Em um extenso artigo de 1982, publicado na revista Simposium, o ex-ministro Mário Henrique Simonsen declarou que era praticamente impossível combater a inflação sem efeitos colaterais temporários sobre o produto ou sobre o emprego. Era uma quase “vingança” contra o então ministro Delfim Neto, que havia prometido a terra dos sonhos anos antes, sem os dissabores da recessão, para lidar com a inflação e com o déficit em conta corrente. Como se sabe, Delfim foi obrigado a operar ajuste recessivo, na esteira do aumento de juros norte-americanos, levando a economia brasileira à “estagflação”. Estagnação do crescimento com inflação.
Conto o caso para tornar um pouco menos dolorosa a análise da conjuntura econômica atual. Por mais que os personagens mudem, o enredo me parece o mesmo, afinal. Tanto lá quanto cá, há ainda o embate, cada vez menos agradável, entre economistas de orientação heterodoxa e outros, de linhagem ortodoxa. Em particular, sobre o dilema entre inflação e desemprego, a presidente mostrou recentemente de que lado está. Para Dilma Rousseff, inflação de 3% só é compatível, afinal, com desemprego em 12%. À primeira vista, desse modo, dirá o leitor, Dilma e Simonsen estariam no mesmo lado. Tanto este quanto aquela, afinal, vislumbram a tortura do desemprego para programas de desinflação da economia. É o caso?
Precisamente não. É notavelmente conhecida a orientação teórica do ex-ministro Simonsen, bem como a da brilhante ex-aluna de Maria Conceição Tavares, a atual presidente. Ao citar os efeitos sobre produto e emprego de um programa de desinflação, Simonsen faz questão de salientar o adjetivo temporário. É o custo por ter empreendido anos antes política econômica, fiscal e monetária, expansionista. Era verdade no longínquo 1982, é verdade em 2014.
Sabe-se hoje que inflação se controla com política monetária transparente, capaz de influenciar as expectativas dos agentes econômicos. O dilema entre inflação e desemprego existe apenas no curto prazo, dada a rigidez de preços, provocada por imperfeições de mercado. Fossem os preços integralmente flexíveis, não haveria ajuste via quantidade, sem impacto sobre os bens e serviços produzidos em determinado período.

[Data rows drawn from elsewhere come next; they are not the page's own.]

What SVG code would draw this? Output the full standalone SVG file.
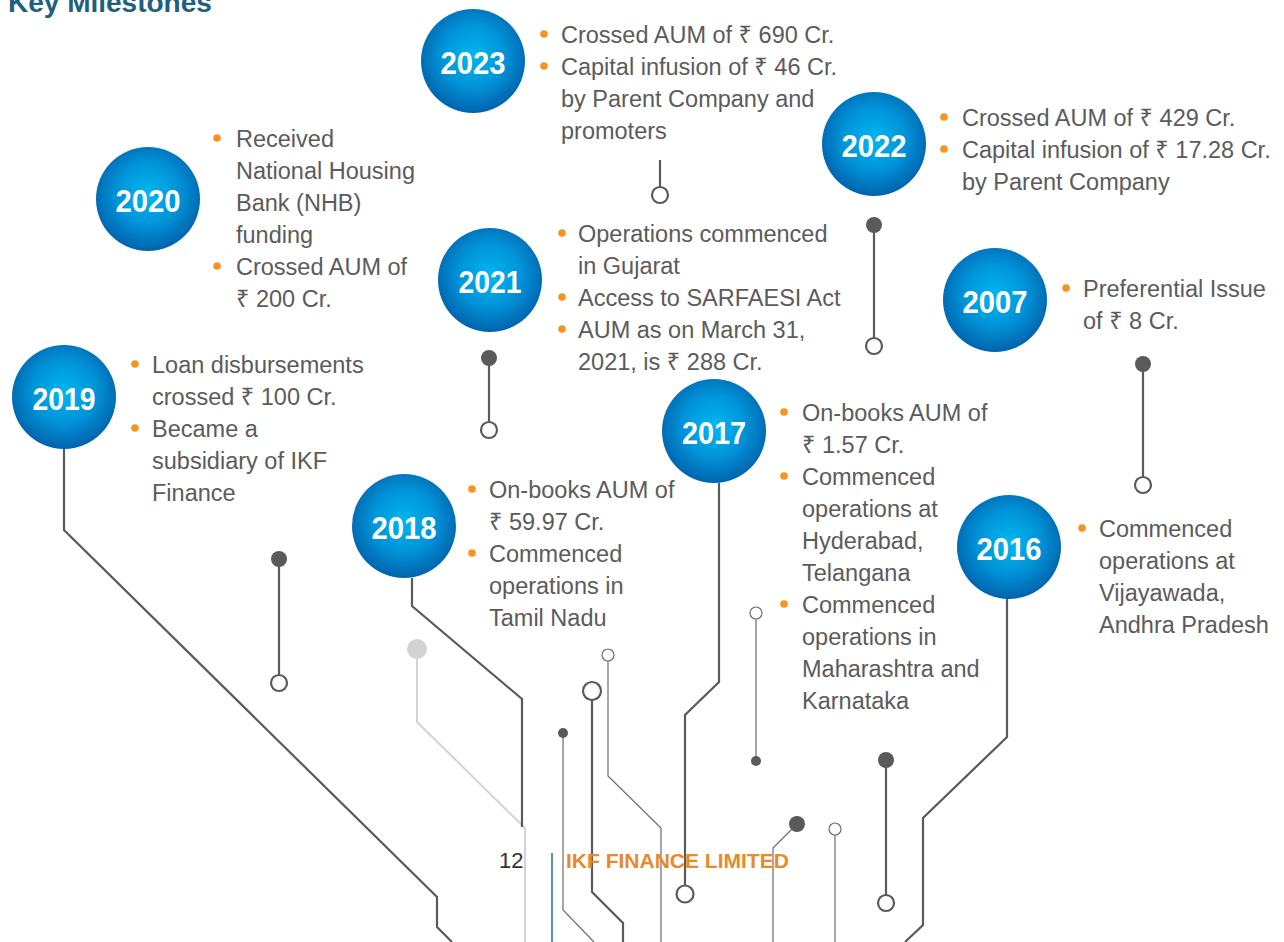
<svg xmlns="http://www.w3.org/2000/svg" width="1284" height="942" viewBox="0 0 1284 942">
<defs>
<radialGradient id="ball" cx="50%" cy="45%" r="55%">
<stop offset="0" stop-color="#00b7f1"/>
<stop offset="0.55" stop-color="#0093d8"/>
<stop offset="1" stop-color="#0063ad"/>
</radialGradient>
<style>
.ball{fill:url(#ball)}
.yr{font-family:"Liberation Sans",Arial,sans-serif;font-weight:bold;font-size:32px;fill:#ffffff;text-anchor:middle}
.tx{font-family:"Liberation Sans","Noto Sans","DejaVu Sans",sans-serif;font-size:23.5px;fill:#5b5b5d}
.bul{fill:#f7941d}
.ln{fill:none;stroke:#5a5a5c;stroke-width:2.2;stroke-linejoin:miter}
.thin{fill:none;stroke:#6d6d6f;stroke-width:1.2}
.light{fill:none;stroke:#d3d3d3;stroke-width:2}
.dot{fill:#5a5a5c}
.ring{fill:#ffffff;stroke:#5a5a5c;stroke-width:2.2}
.ringt{fill:#ffffff;stroke:#6d6d6f;stroke-width:1.2}
</style>
</defs>
<rect width="1284" height="942" fill="#ffffff"/>
<text x="8" y="12" font-family="'Liberation Sans',Arial,sans-serif" font-weight="bold" font-size="28" fill="#1f5f80">Key Milestones</text>

<g id="connectors">
<polyline class="ln" points="64,449 64,530 437,897 437,927 452,942"/>
<line class="ln" x1="279" y1="559" x2="279" y2="683"/>
<circle class="dot" cx="279" cy="559" r="8"/>
<circle class="ring" cx="279" cy="683" r="8"/>
<polyline class="light" points="417,649 417,722 525,828 525,942"/>
<circle cx="417" cy="649" r="10" fill="#d3d3d3"/>
<polyline class="ln" points="412,578 412,606 522,699 522,827"/>
<polyline class="thin" points="563,733 563,910 594,942"/>
<circle class="dot" cx="563" cy="733" r="5"/>
<polyline class="ln" points="592,700 592,892 623,923 623,942"/>
<circle class="ring" cx="592" cy="691" r="9"/>
<polyline class="thin" points="608,661 608,776 661,828 661,942"/>
<circle class="ringt" cx="608" cy="655" r="6"/>
<polyline class="ln" points="719,483 719,682 685,715 685,885"/>
<circle class="ring" cx="685" cy="894" r="8.5"/>
<line class="thin" x1="756" y1="619" x2="756" y2="761"/>
<circle class="ringt" cx="756" cy="613" r="6"/>
<circle class="dot" cx="756" cy="761" r="5"/>
<polyline class="thin" points="797,824 773,848 773,942"/>
<circle class="dot" cx="797" cy="824" r="8"/>
<line class="thin" x1="835" y1="835" x2="835" y2="942"/>
<circle class="ringt" cx="835" cy="829" r="6"/>
<line class="ln" x1="886" y1="760" x2="886" y2="903"/>
<circle class="dot" cx="886" cy="760" r="8"/>
<circle class="ring" cx="886" cy="903" r="8"/>
<polyline class="ln" points="1007,598 1007,737 923,818 923,925 905,942"/>
<line class="ln" x1="660" y1="160" x2="660" y2="187"/>
<circle class="ring" cx="660" cy="195" r="8"/>
<line class="ln" x1="874" y1="225" x2="874" y2="346"/>
<circle class="dot" cx="874" cy="225" r="8"/>
<circle class="ring" cx="874" cy="346" r="8"/>
<line class="ln" x1="489" y1="358" x2="489" y2="430"/>
<circle class="dot" cx="489" cy="358" r="8"/>
<circle class="ring" cx="489" cy="430" r="8"/>
<line class="ln" x1="1143" y1="364" x2="1143" y2="485"/>
<circle class="dot" cx="1143" cy="364" r="8"/>
<circle class="ring" cx="1143" cy="485" r="8"/>
</g>

<g id="n2023">
<circle class="ball" cx="473" cy="61" r="52"/>
<text class="yr" x="473" y="74" textLength="65" lengthAdjust="spacingAndGlyphs">2023</text>
<circle class="bul" cx="544" cy="34" r="3.8"/>
<circle class="bul" cx="544" cy="66" r="3.8"/>
<text class="tx" x="561" y="43">Crossed AUM of ₹ 690 Cr.</text>
<text class="tx" x="561" y="75">Capital infusion of ₹ 46 Cr.</text>
<text class="tx" x="561" y="107">by Parent Company and</text>
<text class="tx" x="561" y="139">promoters</text>
</g>

<g id="n2022">
<circle class="ball" cx="874" cy="144" r="52"/>
<text class="yr" x="874" y="157" textLength="65" lengthAdjust="spacingAndGlyphs">2022</text>
<circle class="bul" cx="944" cy="117" r="3.8"/>
<circle class="bul" cx="944" cy="149" r="3.8"/>
<text class="tx" x="962" y="126">Crossed AUM of ₹ 429 Cr.</text>
<text class="tx" x="962" y="158">Capital infusion of ₹ 17.28 Cr.</text>
<text class="tx" x="962" y="190">by Parent Company</text>
</g>

<g id="n2007">
<circle class="ball" cx="995" cy="300" r="52"/>
<text class="yr" x="995" y="313" textLength="65" lengthAdjust="spacingAndGlyphs">2007</text>
<circle class="bul" cx="1066" cy="288" r="3.8"/>
<text class="tx" x="1083" y="297">Preferential Issue</text>
<text class="tx" x="1083" y="329">of ₹ 8 Cr.</text>
</g>

<g id="n2020">
<circle class="ball" cx="148" cy="199" r="52"/>
<text class="yr" x="148" y="212" textLength="65" lengthAdjust="spacingAndGlyphs">2020</text>
<circle class="bul" cx="217" cy="138" r="3.8"/>
<circle class="bul" cx="217" cy="266" r="3.8"/>
<text class="tx" x="236" y="147">Received</text>
<text class="tx" x="236" y="179">National Housing</text>
<text class="tx" x="236" y="211">Bank (NHB)</text>
<text class="tx" x="236" y="243">funding</text>
<text class="tx" x="236" y="275">Crossed AUM of</text>
<text class="tx" x="236" y="307">₹ 200 Cr.</text>
</g>

<g id="n2021">
<circle class="ball" cx="490" cy="280" r="52"/>
<text class="yr" x="490" y="293" textLength="63" lengthAdjust="spacingAndGlyphs">2021</text>
<circle class="bul" cx="562" cy="233" r="3.8"/>
<circle class="bul" cx="562" cy="297" r="3.8"/>
<circle class="bul" cx="562" cy="329" r="3.8"/>
<text class="tx" x="578" y="242">Operations commenced</text>
<text class="tx" x="578" y="274">in Gujarat</text>
<text class="tx" x="578" y="306">Access to SARFAESI Act</text>
<text class="tx" x="578" y="338">AUM as on March 31,</text>
<text class="tx" x="578" y="370">2021, is ₹ 288 Cr.</text>
</g>

<g id="n2019">
<circle class="ball" cx="64" cy="397" r="52"/>
<text class="yr" x="64" y="410" textLength="63" lengthAdjust="spacingAndGlyphs">2019</text>
<circle class="bul" cx="135" cy="364" r="3.8"/>
<circle class="bul" cx="135" cy="428" r="3.8"/>
<text class="tx" x="152" y="373">Loan disbursements</text>
<text class="tx" x="152" y="405">crossed ₹ 100 Cr.</text>
<text class="tx" x="152" y="437">Became a</text>
<text class="tx" x="152" y="469">subsidiary of IKF</text>
<text class="tx" x="152" y="501">Finance</text>
</g>

<g id="n2018">
<circle class="ball" cx="404" cy="526" r="52"/>
<text class="yr" x="404" y="539" textLength="65" lengthAdjust="spacingAndGlyphs">2018</text>
<circle class="bul" cx="472" cy="489" r="3.8"/>
<circle class="bul" cx="472" cy="553" r="3.8"/>
<text class="tx" x="489" y="498">On-books AUM of</text>
<text class="tx" x="489" y="530">₹ 59.97 Cr.</text>
<text class="tx" x="489" y="562">Commenced</text>
<text class="tx" x="489" y="594">operations in</text>
<text class="tx" x="489" y="626">Tamil Nadu</text>
</g>

<g id="n2017">
<circle class="ball" cx="714" cy="431" r="52"/>
<text class="yr" x="714" y="444" textLength="64" lengthAdjust="spacingAndGlyphs">2017</text>
<circle class="bul" cx="784" cy="412" r="3.8"/>
<circle class="bul" cx="784" cy="476" r="3.8"/>
<circle class="bul" cx="784" cy="604" r="3.8"/>
<text class="tx" x="802" y="421">On-books AUM of</text>
<text class="tx" x="802" y="453">₹ 1.57 Cr.</text>
<text class="tx" x="802" y="485">Commenced</text>
<text class="tx" x="802" y="517">operations at</text>
<text class="tx" x="802" y="549">Hyderabad,</text>
<text class="tx" x="802" y="581">Telangana</text>
<text class="tx" x="802" y="613">Commenced</text>
<text class="tx" x="802" y="645">operations in</text>
<text class="tx" x="802" y="677">Maharashtra and</text>
<text class="tx" x="802" y="709">Karnataka</text>
</g>

<g id="n2016">
<circle class="ball" cx="1009" cy="547" r="52"/>
<text class="yr" x="1009" y="560" textLength="65" lengthAdjust="spacingAndGlyphs">2016</text>
<circle class="bul" cx="1082" cy="528" r="3.8"/>
<text class="tx" x="1099" y="537">Commenced</text>
<text class="tx" x="1099" y="569">operations at</text>
<text class="tx" x="1099" y="601">Vijayawada,</text>
<text class="tx" x="1099" y="633">Andhra Pradesh</text>
</g>

<g id="footer">
<text x="499" y="868" font-family="'Liberation Sans',Arial,sans-serif" font-size="22" fill="#333333">12</text>
<line x1="552" y1="853" x2="552" y2="942" stroke="#1f6f9a" stroke-width="1.5"/>
<text x="566" y="868" font-family="'Liberation Sans',Arial,sans-serif" font-weight="bold" font-size="21" fill="#e8892a">IKF FINANCE LIMITED</text>
</g>
</svg>
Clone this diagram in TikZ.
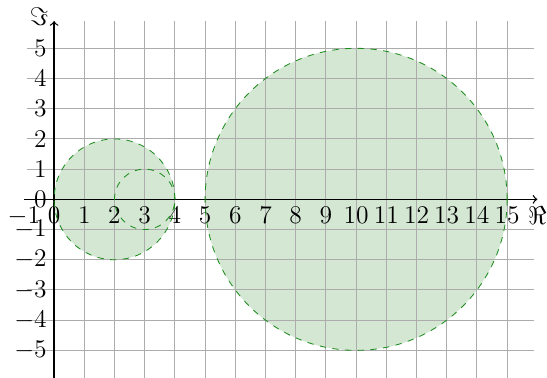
\documentclass[tikz,border=0pt]{standalone}

\definecolor{discfill}{RGB}{211,231,211}
\definecolor{discline}{RGB}{30,140,30}

\tikzset{
	disc/.style={draw=discline, dashed, fill=discfill},
	gridline/.style={gray!65, line width=0.5pt},
	axis/.style={black, semithick, ->},
	lbl/.style={font=\large}
}

\begin{document}
\begin{tikzpicture}[x=0.5cm,y=0.5cm]
			\useasboundingbox (-1.79,-5.89) rectangle (16.32,6.6);
			
			% discs (filled first, border later)
			\fill[discfill] (2,0) circle (2);
			\fill[discfill] (3,0) circle (1);
			\fill[discfill] (10,0) circle (5);
			
			\draw[gridline, step=1] (-0.9,-5.9) grid (15.9,5.9);
			
			% axes
			\coordinate (xs) at (-1,0);
			\coordinate (xe) at (16,0);
			\coordinate (ys) at (0,-5.9);
			\coordinate (ye) at (0,5.9);
			\draw[axis] (xs) -- (xe);
			\draw[axis] (ys) -- (ye);
			\node[lbl, below] (real) at (16,0) {$\Re$};
			\node[lbl] (imag) at (-0.5,6.05) {$\Im$};
			
			\foreach \x in {-1,...,15}
			{
				\node[lbl, below] (xl\x) at (\x,0) {$\x$};
			}
			\foreach \y in {-5,...,5}
			{
				\node[lbl, left] (yl\y) at (0,\y) {$\y$};
			}
			
			% borders
			\draw[disc, fill=none] (2,0) circle (2);
			\draw[disc, fill=none] (3,0) circle (1);
			\draw[disc, fill=none] (10,0) circle (5);
		\end{tikzpicture}
\end{document}
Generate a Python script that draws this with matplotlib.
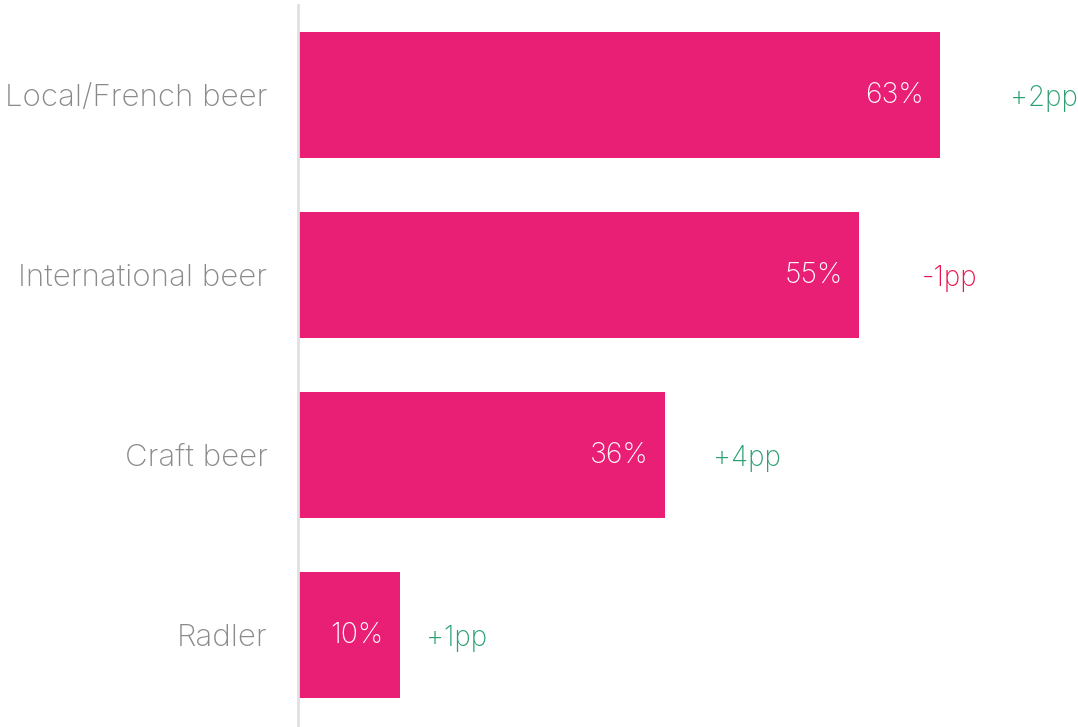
import matplotlib.pyplot as plt

# Beer type preference, share of respondents and change vs previous wave
categories = ['Local/French beer', 'International beer', 'Craft beer', 'Radler']
shares = [63, 55, 36, 10]
changes = ['+2pp', '-1pp', '+4pp', '+1pp']
change_dirs = [1, -1, 1, 1]

BAR = '#E91E75'
UP = '#2BA072'
DOWN = '#E5174D'
LABEL = '#8A8A8A'

plt.rcParams['font.family'] = ['Inter', 'DejaVu Sans']

fig = plt.figure(figsize=(10.78, 7.27), dpi=100)
ax = fig.add_axes([298 / 1078, 0, 780 / 1078, 722 / 727])

y = range(len(categories))
bars = ax.barh(y, shares, height=0.7, color=BAR)

ax.set_xlim(0, 76.5)
ax.set_ylim(3.51, -0.5)

# value inside the bar, change label to the right
for i, (v, c, d) in enumerate(zip(shares, changes, change_dirs)):
    ax.text(v - 1.6, i, f'{v}%', ha='right', va='center', color='white',
            fontsize=20.5, fontweight='light')
    ax.text(v * 1.08 + 1.8, i + 0.02, c, ha='left', va='center',
            color=UP if d > 0 else DOWN, fontsize=20, fontweight='light')

ax.set_yticks(list(y))
ax.set_yticklabels(categories, fontsize=22.5, color=LABEL, fontweight='light')
ax.tick_params(axis='y', length=0, pad=22)
ax.set_xticks([])

for s in ['top', 'right', 'bottom']:
    ax.spines[s].set_visible(False)
ax.spines['left'].set_color('#E0E0E0')
ax.spines['left'].set_linewidth(2)

fig.savefig('out.png', dpi=100, facecolor='white')
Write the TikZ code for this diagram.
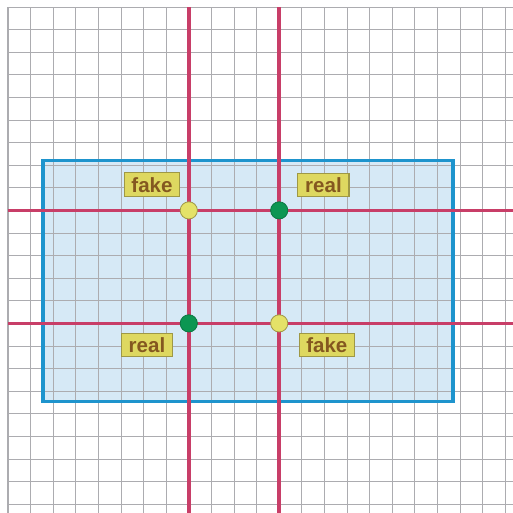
\documentclass[tikz,border=0pt]{standalone}
\definecolor{gridgray}{RGB}{172,172,176}
\definecolor{crossred}{RGB}{200,62,104}
\definecolor{boxblue}{RGB}{30,148,205}
\definecolor{boxfill}{RGB}{214,233,246}
\definecolor{fakeyellow}{RGB}{228,226,104}
\definecolor{realgreen}{RGB}{12,150,82}
\definecolor{tagfill}{RGB}{222,216,96}
\definecolor{tagline}{RGB}{158,152,70}
\definecolor{tagtext}{RGB}{132,88,32}
\usepackage{fontspec}
\setsansfont{Liberation Sans}
\usepackage{tikz}
\usetikzlibrary{positioning}
\tikzset{
  tag/.style={draw=tagline,fill=tagfill,line width=0.8pt,text=tagtext,
    font=\sffamily\bfseries\fontsize{15.5}{16}\selectfont,
    inner xsep=5.5pt,minimum height=17pt,text depth=0pt},
  fakedot/.style={circle,draw=tagline,fill=fakeyellow,line width=0.6pt,
    minimum size=13pt,inner sep=0pt},
  realdot/.style={circle,draw=realgreen!80!black,fill=realgreen,line width=0.6pt,
    minimum size=13pt,inner sep=0pt}
}

\begin{document}
\begin{tikzpicture}[scale=0.6]
        \useasboundingbox (-0.354,0.31) rectangle (22.346,-22.39);
        % paper and box
        \fill[boxfill] (1.55,-6.79) rectangle (19.69,-17.46);
        \draw[draw=gridgray,line width=0.6pt] (0,-22.39) grid (22.346,0);
        \draw[draw=gridgray,line width=1.2pt] (0,-22.39)--(0,0);
        \draw[draw=boxblue,line width=2.6pt] (1.55,-6.79) rectangle (19.69,-17.46);
        % the two pairs of lines
        \draw[draw=crossred,line width=2.8pt] (8,0)--(8,-22.39);
        \draw[draw=crossred,line width=2.8pt] (12,0)--(12,-22.39);
        \draw[draw=crossred,line width=2.8pt] (0,-9)--(22.346,-9);
        \draw[draw=crossred,line width=2.8pt] (0,-14)--(22.346,-14);
        % crossings
        \node[fakedot] (cross1) at (8,-9) {};
        \node[realdot] (cross2) at (12,-9) {};
        \node[realdot] (cross3) at (8,-14) {};
        \node[fakedot] (cross4) at (12,-14) {};
        % labels
        \node[tag] (fake1) at (6.37,-7.86) {fake};
        \node[tag] (real1) at (13.96,-7.88) {real};
        \node[tag] (real2) at (6.15,-14.96) {real};
        \node[tag] (fake2) at (14.11,-14.96) {fake};
      \end{tikzpicture}
\end{document}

O papel das expectativas em programas de desinflação foi esmiuçado pela literatura nos últimos vinte anos. A condução da política monetária hoje é, afinal, toda ela voltada para ancorar as expectativas dos agentes. Em palavras outras, se os agentes não acreditam na autoridade monetária, os custos de desinflacionar a economia, em termos de produto e emprego, são perversamente maiores. É o que Simonsen já dizia em 1982!
Salienta-se, nesse aspecto, que apesar do avanço da teoria econômica, em particular da teoria de política monetária, há ainda vendedores de sonhos espalhados por ai. Os que prometem usar a política econômica expansionista para gerar crescimento e, portanto, menor desemprego. Tudo o mais constante, só o que se colhe com esse procedimento é inflação resistente. Tanto em 1982 quanto hoje.
Não existe, em assim sendo, dilema permanente entre inflação e desemprego. Logo, é perfeitamente possível ter uma meta de inflação de 3% com desemprego baixo. Para implementar esse “equilíbrio econômico”, entretanto, necessita-se retirar os obstáculos que engessam a expansão da oferta agregada. E esses não se vão com estímulos monetários, fiscais ou parafiscais: é preciso implementar reformas estruturais. Conseguiremos com a padaria de ilusões vinte quatro horas aberta? Guardo meu ceticismo.